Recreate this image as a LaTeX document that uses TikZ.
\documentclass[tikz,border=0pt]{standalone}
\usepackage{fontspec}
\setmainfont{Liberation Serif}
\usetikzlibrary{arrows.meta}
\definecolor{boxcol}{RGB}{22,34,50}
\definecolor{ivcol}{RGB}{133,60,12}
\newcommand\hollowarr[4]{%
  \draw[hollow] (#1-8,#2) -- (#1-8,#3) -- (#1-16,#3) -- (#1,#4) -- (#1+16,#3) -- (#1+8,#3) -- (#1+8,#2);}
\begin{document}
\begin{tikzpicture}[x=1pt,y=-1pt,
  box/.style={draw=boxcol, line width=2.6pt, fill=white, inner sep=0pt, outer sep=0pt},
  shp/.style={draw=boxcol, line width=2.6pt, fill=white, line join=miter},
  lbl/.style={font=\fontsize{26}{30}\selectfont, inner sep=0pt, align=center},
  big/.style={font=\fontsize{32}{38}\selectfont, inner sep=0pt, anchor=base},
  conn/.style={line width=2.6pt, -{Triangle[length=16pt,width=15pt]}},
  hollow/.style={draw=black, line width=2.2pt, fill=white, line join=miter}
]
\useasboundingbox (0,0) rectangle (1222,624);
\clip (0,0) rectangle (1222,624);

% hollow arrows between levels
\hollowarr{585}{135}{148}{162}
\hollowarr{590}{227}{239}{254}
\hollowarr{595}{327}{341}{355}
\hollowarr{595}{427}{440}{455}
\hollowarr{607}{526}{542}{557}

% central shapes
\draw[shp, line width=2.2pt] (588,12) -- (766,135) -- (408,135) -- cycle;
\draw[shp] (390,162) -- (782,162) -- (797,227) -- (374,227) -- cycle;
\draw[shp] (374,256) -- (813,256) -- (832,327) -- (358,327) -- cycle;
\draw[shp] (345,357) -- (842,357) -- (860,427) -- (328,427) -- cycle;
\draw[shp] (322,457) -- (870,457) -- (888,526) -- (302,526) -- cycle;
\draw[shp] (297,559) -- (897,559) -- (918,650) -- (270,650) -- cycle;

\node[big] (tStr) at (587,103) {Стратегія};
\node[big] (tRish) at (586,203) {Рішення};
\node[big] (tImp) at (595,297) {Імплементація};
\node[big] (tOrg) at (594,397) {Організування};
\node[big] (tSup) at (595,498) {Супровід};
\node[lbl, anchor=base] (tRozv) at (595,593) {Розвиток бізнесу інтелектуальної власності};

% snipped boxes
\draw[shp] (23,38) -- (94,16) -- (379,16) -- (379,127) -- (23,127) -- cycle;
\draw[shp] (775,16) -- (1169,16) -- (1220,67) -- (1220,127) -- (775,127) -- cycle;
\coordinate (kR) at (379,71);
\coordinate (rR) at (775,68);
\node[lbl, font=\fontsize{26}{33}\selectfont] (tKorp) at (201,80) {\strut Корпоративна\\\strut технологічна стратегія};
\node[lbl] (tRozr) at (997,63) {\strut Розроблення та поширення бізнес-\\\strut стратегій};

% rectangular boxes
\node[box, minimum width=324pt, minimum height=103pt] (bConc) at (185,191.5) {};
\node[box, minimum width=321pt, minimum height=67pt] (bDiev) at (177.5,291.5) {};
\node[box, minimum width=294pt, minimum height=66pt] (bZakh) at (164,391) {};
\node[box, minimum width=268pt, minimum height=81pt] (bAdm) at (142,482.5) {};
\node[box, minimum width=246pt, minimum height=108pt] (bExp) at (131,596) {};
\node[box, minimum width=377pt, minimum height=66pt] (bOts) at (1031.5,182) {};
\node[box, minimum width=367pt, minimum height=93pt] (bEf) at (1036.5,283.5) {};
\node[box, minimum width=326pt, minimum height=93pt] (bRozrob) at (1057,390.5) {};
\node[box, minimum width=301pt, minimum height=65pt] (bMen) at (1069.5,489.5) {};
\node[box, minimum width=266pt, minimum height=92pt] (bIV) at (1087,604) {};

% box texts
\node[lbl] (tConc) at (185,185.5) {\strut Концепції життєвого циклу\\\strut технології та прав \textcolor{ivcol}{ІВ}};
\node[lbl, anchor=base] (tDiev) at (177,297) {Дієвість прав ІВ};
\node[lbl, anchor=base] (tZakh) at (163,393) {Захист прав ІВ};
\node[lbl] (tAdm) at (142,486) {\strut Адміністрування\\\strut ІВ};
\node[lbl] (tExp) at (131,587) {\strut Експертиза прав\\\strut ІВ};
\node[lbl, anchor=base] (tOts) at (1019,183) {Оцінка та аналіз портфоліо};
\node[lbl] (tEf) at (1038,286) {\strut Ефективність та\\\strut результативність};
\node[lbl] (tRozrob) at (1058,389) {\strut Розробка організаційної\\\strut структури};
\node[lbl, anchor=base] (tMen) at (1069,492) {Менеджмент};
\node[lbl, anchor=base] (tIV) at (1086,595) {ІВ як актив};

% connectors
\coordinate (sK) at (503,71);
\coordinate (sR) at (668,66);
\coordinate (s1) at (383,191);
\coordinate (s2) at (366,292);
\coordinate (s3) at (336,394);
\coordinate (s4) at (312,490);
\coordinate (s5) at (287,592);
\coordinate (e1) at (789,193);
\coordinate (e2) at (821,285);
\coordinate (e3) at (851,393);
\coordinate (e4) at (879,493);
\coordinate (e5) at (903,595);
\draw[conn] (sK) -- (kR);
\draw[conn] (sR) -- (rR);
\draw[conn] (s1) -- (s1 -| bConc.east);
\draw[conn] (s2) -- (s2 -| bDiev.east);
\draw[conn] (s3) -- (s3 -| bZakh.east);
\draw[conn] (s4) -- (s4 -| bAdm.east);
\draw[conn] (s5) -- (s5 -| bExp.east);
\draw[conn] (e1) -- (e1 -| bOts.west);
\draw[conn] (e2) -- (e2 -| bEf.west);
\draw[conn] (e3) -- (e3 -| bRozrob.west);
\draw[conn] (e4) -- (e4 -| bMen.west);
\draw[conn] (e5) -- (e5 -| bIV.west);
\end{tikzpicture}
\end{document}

※ ※ ※

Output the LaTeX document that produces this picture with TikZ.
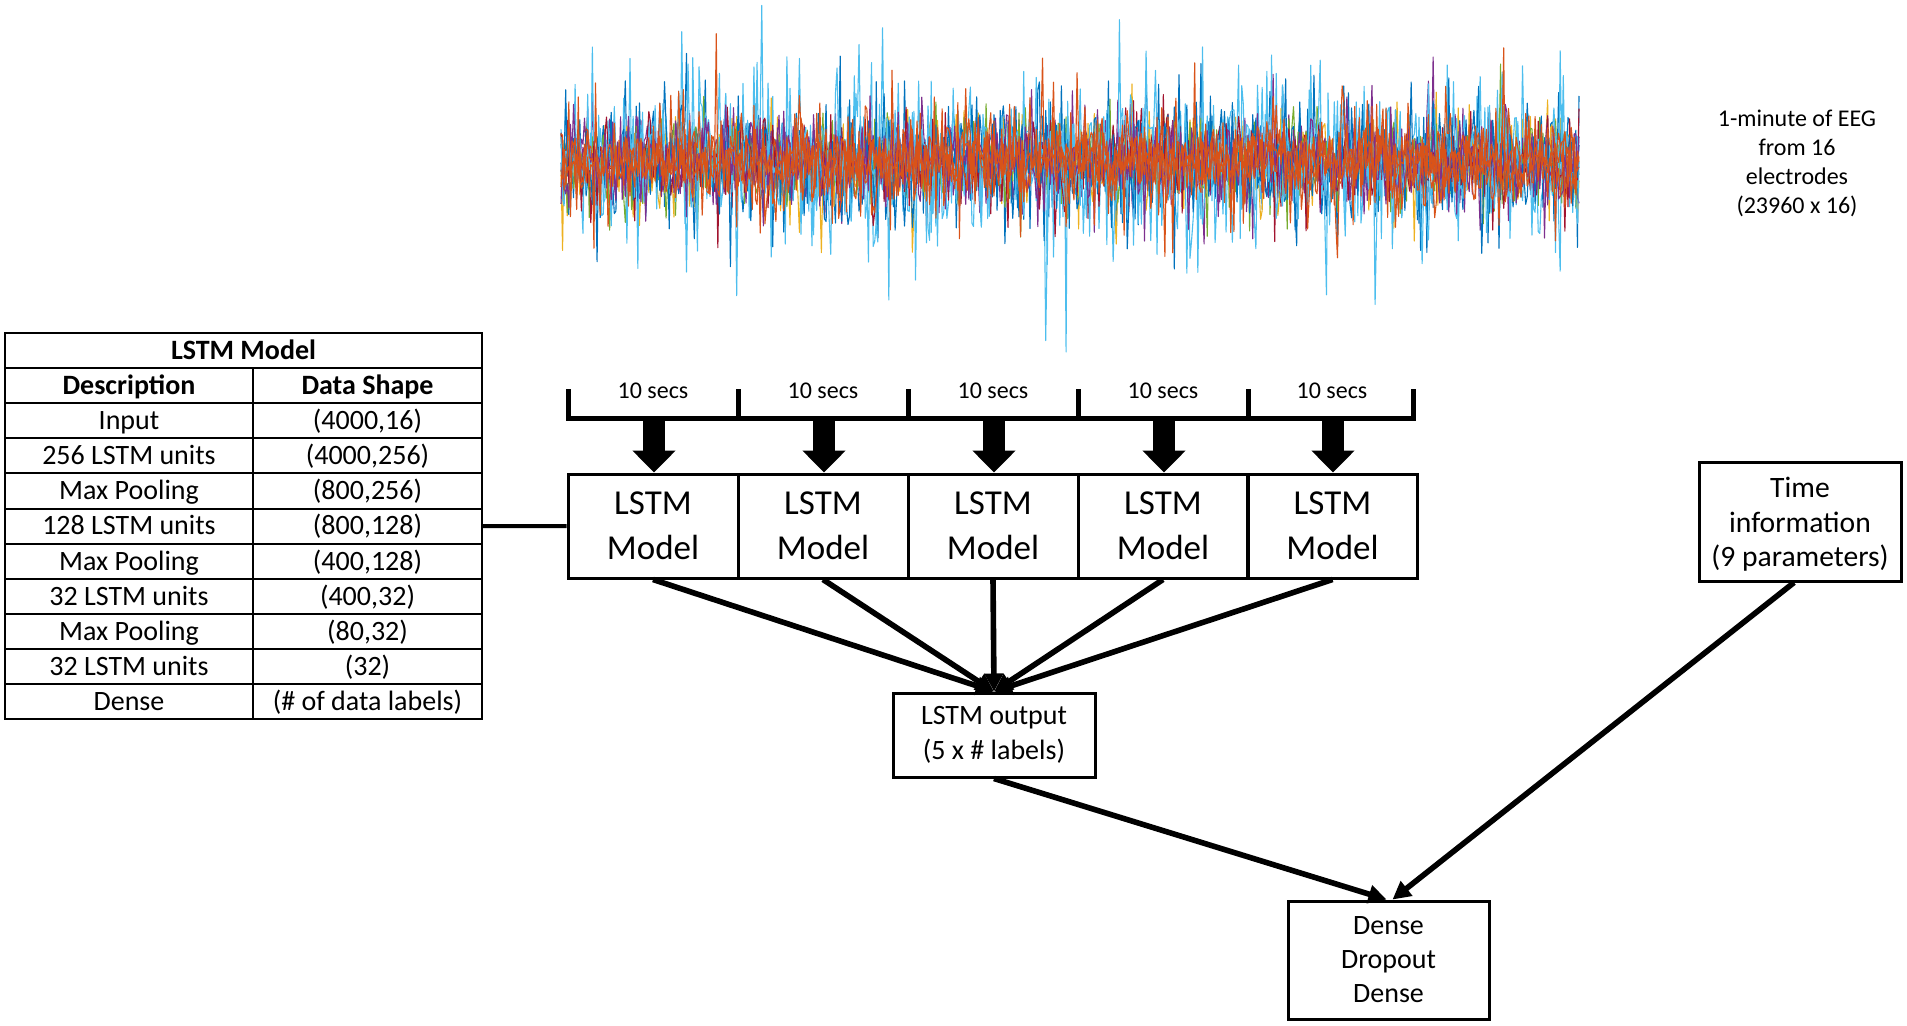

※ ※ ※

* **What you need to do**
From the entries above, collect every line with the string "that" in it.

* **Exercise result**
Recreate this image as a LaTeX document that uses TikZ.
Output the LaTeX document that produces this picture with TikZ.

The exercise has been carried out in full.